UEFA has joined forces with the Federation of Uganda Football Association (FUFA) and the Ugandan government to launch a scheme that is set to give homeless children in the country better opportunities for a brighter future.
The initiative was made possible through UEFA ASSIST - the international programme aims to address the needs of national associations and confederations outside Europe.
According to UEFA, the programme came on board in August 2019 to train 22 Ugandan international football coaches in order to give them the necessary training to educate approximately 600 children between the ages of 8 and 15 respectively.
The initiative is set to run for ten weeks and it aims to give the children the opportunity to be involved in football training sessions in the capital city of Kampala and also be equipped with basic life skills to help them going forward.
UEFA ASSIST came into existence in 2017 with the aim of supporting in four areas such as capacity building (football and operations), development of youth football, infrastructure projects and helping UEFA's member associations to create cooperation programmes with associations from outside of Europe.
"UEFA aims to work as much as possible in the development of football, and I feel it is our duty to assist other confederations and their member associations by sharing our experience, expertise and knowledge so they can reach their goals," said UEFA President Aleksander Čeferin.
"We are looking forward to helping them grow football in their continents and also to participating in the development of the game outside Europe."
Reports have emerged that the amount of children under the age of 18 who are homeless in Uganda is increasing by the numbers and most have had to resort to crime in order to find a way of surviving on the streets.
"We are very grateful to both FUFA and UEFA ASSIST for their support with this programme," said Florence Nakiwala, the Ugandan government minister for youth and children's affairs.
"Using the power of football we are aiming to take vulnerable, homeless children off the streets and keep them safe.
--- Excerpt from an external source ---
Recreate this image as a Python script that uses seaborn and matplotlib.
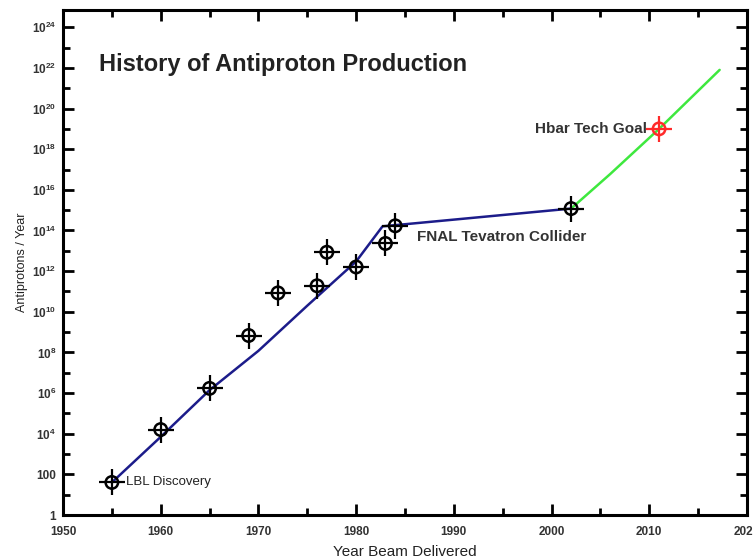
import matplotlib
matplotlib.use("Agg")
import matplotlib.pyplot as plt
import seaborn as sns
import pandas as pd
import numpy as np
from matplotlib.ticker import FixedLocator, FixedFormatter, NullFormatter

# ---- data ----
point_years = [1955, 1960, 1965, 1969, 1972, 1976, 1977, 1980, 1983, 1984, 2002]
point_values = [40, 1.6e4, 1.7e6, 6.8e8, 8.5e10, 1.9e11, 8.5e12, 1.6e12, 2.3e13, 1.7e14, 1.2e15]

goal_year = [2011]
goal_value = [1e19]

trend_years = [1955, 1960, 1965, 1970, 1975, 1980, 1982.7, 2002]
trend_values = [40, 7e3, 1.4e6, 1.2e8, 2e10, 3e12, 1.6e14, 1.2e15]

future_years = [2002, 2006, 2011, 2017.2]
future_values = [1.2e15, 6e16, 1e19, 8e21]

ytick_exps = list(range(0, 25, 2))
ytick_labels = ["1", "100"] + [f"$10^{{{e}}}$" for e in range(4, 25, 2)]
xtick_years = list(range(1950, 2021, 10))

sns.set_theme(style="white")
plt.rcParams['font.family'] = ['Liberation Sans', 'DejaVu Sans']
plt.rcParams['mathtext.fontset'] = 'custom'
plt.rcParams['mathtext.rm'] = 'Liberation Sans:bold'
plt.rcParams['mathtext.it'] = 'Liberation Sans:bold'
plt.rcParams['mathtext.bf'] = 'Liberation Sans:bold'

fig = plt.figure(figsize=(7.53, 5.6), dpi=100)
ax = fig.add_axes([63/753, 1 - 515/560, (747 - 63)/753, (515 - 10)/560])

df_trend = pd.DataFrame({"year": trend_years, "value": trend_values})
df_future = pd.DataFrame({"year": future_years, "value": future_values})
df_pts = pd.DataFrame({"year": point_years, "value": point_values})
df_goal = pd.DataFrame({"year": goal_year, "value": goal_value})

sns.lineplot(data=df_trend, x="year", y="value", color="#1c1c8a", lw=1.8, ax=ax, sort=False)
sns.lineplot(data=df_future, x="year", y="value", color="#3ee83e", lw=1.8, ax=ax, sort=False)

for d, c in [(df_pts, "black"), (df_goal, "#ff2a2a")]:
    sns.scatterplot(data=d, x="year", y="value", marker="o", s=80, facecolor="none",
                    edgecolor=c, linewidth=1.8, ax=ax, zorder=5)
    sns.scatterplot(data=d, x="year", y="value", marker="+", s=340, color=c,
                    linewidth=1.6, ax=ax, zorder=5)

ax.set_yscale("log")
ax.set_xlim(1950, 2020)
ax.set_ylim(1, 10**24.85)

ax.yaxis.set_major_locator(FixedLocator([10.0**e for e in ytick_exps]))
ax.yaxis.set_major_formatter(FixedFormatter(ytick_labels))
ax.yaxis.set_minor_locator(FixedLocator([10.0**e for e in range(1, 25, 2)]))
ax.yaxis.set_minor_formatter(NullFormatter())
ax.set_xticks(xtick_years)
ax.set_xticklabels([str(y) for y in xtick_years])
ax.set_xticks(list(range(1955, 2020, 10)), minor=True)

ax.tick_params(which="major", direction="in", length=8, width=2, top=True, right=True,
               labelsize=8.5, labelcolor="#333333", color="black")
ax.tick_params(which="minor", direction="in", length=5, width=2, top=True, right=True, color="black")
ax.tick_params(axis="y", which="both", left=True, pad=5)
ax.tick_params(axis="x", which="both", bottom=True, pad=8)
for lab in ax.get_xticklabels() + ax.get_yticklabels():
    lab.set_fontweight("bold")

for sp in ax.spines.values():
    sp.set_visible(True)
    sp.set_color("black")
    sp.set_linewidth(2.2)

ax.set_xlabel("Year Beam Delivered", fontsize=11, color="#222222", labelpad=5)
ax.set_ylabel("Antiprotons / Year", fontsize=9, color="#222222", labelpad=3)

ax.text(0.052, 0.88, "History of Antiproton Production", transform=ax.transAxes,
        fontsize=17, fontweight="bold", color="#222222")
ax.text(1956.4, 40, "LBL Discovery", fontsize=9.5, color="#222222", va="center")
ax.text(1986.2, 10**13.7, "FNAL Tevatron Collider", fontsize=11, fontweight="bold",
        color="#333333", va="center")
ax.text(2009.8, 1e19, "Hbar Tech Goal", fontsize=11, fontweight="bold",
        color="#333333", va="center", ha="right")

fig.savefig("out.png", dpi=100)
"They will learn new skills and make new friends. We will measure the reduction in attacks on such children as well as the reduction in petty crime, drug usage and alcohol-related injuries. This will allow us to understand the benefit of such an initiative in our cities."
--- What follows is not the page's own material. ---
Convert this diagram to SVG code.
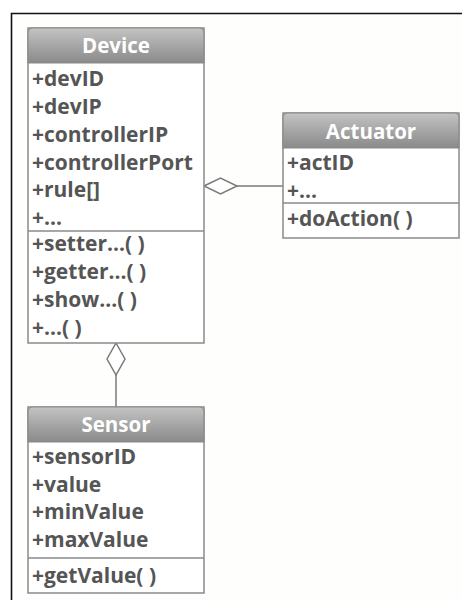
<svg xmlns="http://www.w3.org/2000/svg" width="462" height="600" viewBox="0 0 462 600">
<defs>
<linearGradient id="hdr" x1="0" y1="0" x2="0" y2="1">
<stop offset="0" stop-color="#c4c4c4"/>
<stop offset="0.5" stop-color="#a6a6a6"/>
<stop offset="1" stop-color="#8a8a8a"/>
</linearGradient>
<style>
.box{fill:#ffffff;stroke:#8a8a8a;stroke-width:1.5}
.hdr{fill:url(#hdr);stroke:#8a8a8a;stroke-width:1.2}
.sep{stroke:#8a8a8a;stroke-width:1.5}
.t{font-family:"Open Sans","Liberation Sans",sans-serif;font-weight:700;font-size:21px;fill:#555555}
.h{font-family:"Open Sans","Liberation Sans",sans-serif;font-weight:700;font-size:20.5px;fill:#ffffff;text-anchor:middle}
.ln{stroke:#7a7a7a;stroke-width:1.5;fill:none}
.dm{fill:#ffffff;stroke:#7a7a7a;stroke-width:1.5}
</style>
</defs>
<rect x="0" y="0" width="462" height="600" fill="#ffffff"/>
<rect x="12" y="14" width="450" height="586" fill="#fefefc"/>
<path d="M11.5 600 V13.5 H462" fill="none" stroke="#111" stroke-width="1.6"/>

<g id="connectors">
<line class="ln" x1="237" y1="186" x2="283" y2="186"/>
<polygon class="dm" points="204,186 220.5,178 237,186 220.5,194"/>
<line class="ln" x1="116" y1="375" x2="116" y2="407"/>
<polygon class="dm" points="116,343 125,359 116,375 107,359"/>
</g>

<g id="device">
<rect class="box" x="28" y="28" width="176" height="315"/>
<path class="hdr" d="M28 63 V33 Q28 28 33 28 H199 Q204 28 204 33 V63 Z"/>
<text class="h" x="116" y="53">Device</text>
<text class="t" x="32" y="86">+devID</text>
<text class="t" x="32" y="114">+devIP</text>
<text class="t" x="32" y="142">+controllerIP</text>
<text class="t" x="32" y="170">+controllerPort</text>
<text class="t" x="32" y="197">+rule[]</text>
<text class="t" x="32" y="225">+...</text>
<line class="sep" x1="28" y1="231" x2="204" y2="231"/>
<text class="t" x="32" y="251">+setter...( )</text>
<text class="t" x="32" y="279">+getter...( )</text>
<text class="t" x="32" y="307">+show...( )</text>
<text class="t" x="32" y="335">+...( )</text>
</g>

<g id="actuator">
<rect class="box" x="283" y="113" width="176" height="125"/>
<path class="hdr" d="M283 148 V118 Q283 113 288 113 H454 Q459 113 459 118 V148 Z"/>
<text class="h" x="371" y="139">Actuator</text>
<text class="t" x="287" y="170">+actID</text>
<text class="t" x="287" y="198">+...</text>
<line class="sep" x1="283" y1="203" x2="459" y2="203"/>
<text class="t" x="287" y="226">+doAction( )</text>
</g>

<g id="sensor">
<rect class="box" x="28" y="407" width="176" height="186"/>
<path class="hdr" d="M28 442 V412 Q28 407 33 407 H199 Q204 407 204 412 V442 Z"/>
<text class="h" x="116" y="432">Sensor</text>
<text class="t" x="32" y="464">+sensorID</text>
<text class="t" x="32" y="492">+value</text>
<text class="t" x="32" y="519">+minValue</text>
<text class="t" x="32" y="547">+maxValue</text>
<line class="sep" x1="28" y1="558" x2="204" y2="558"/>
<text class="t" x="32" y="583">+getValue( )</text>
</g>
</svg>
The children will have the chance to participate in a mini-football match at the end of each weekly session. The youngsters will also be given equipment such a football shirt, shorts and shoes when they take part in the programme.
“We are delighted to have supported FUFA and believe this Football in the Community programme is an excellent initiative, delivering some very clear benefits for the Ugandan Government," said Eva Pasquier, UEFA’s head of international relations.
"It shows what's possible when the various stakeholders in football work together."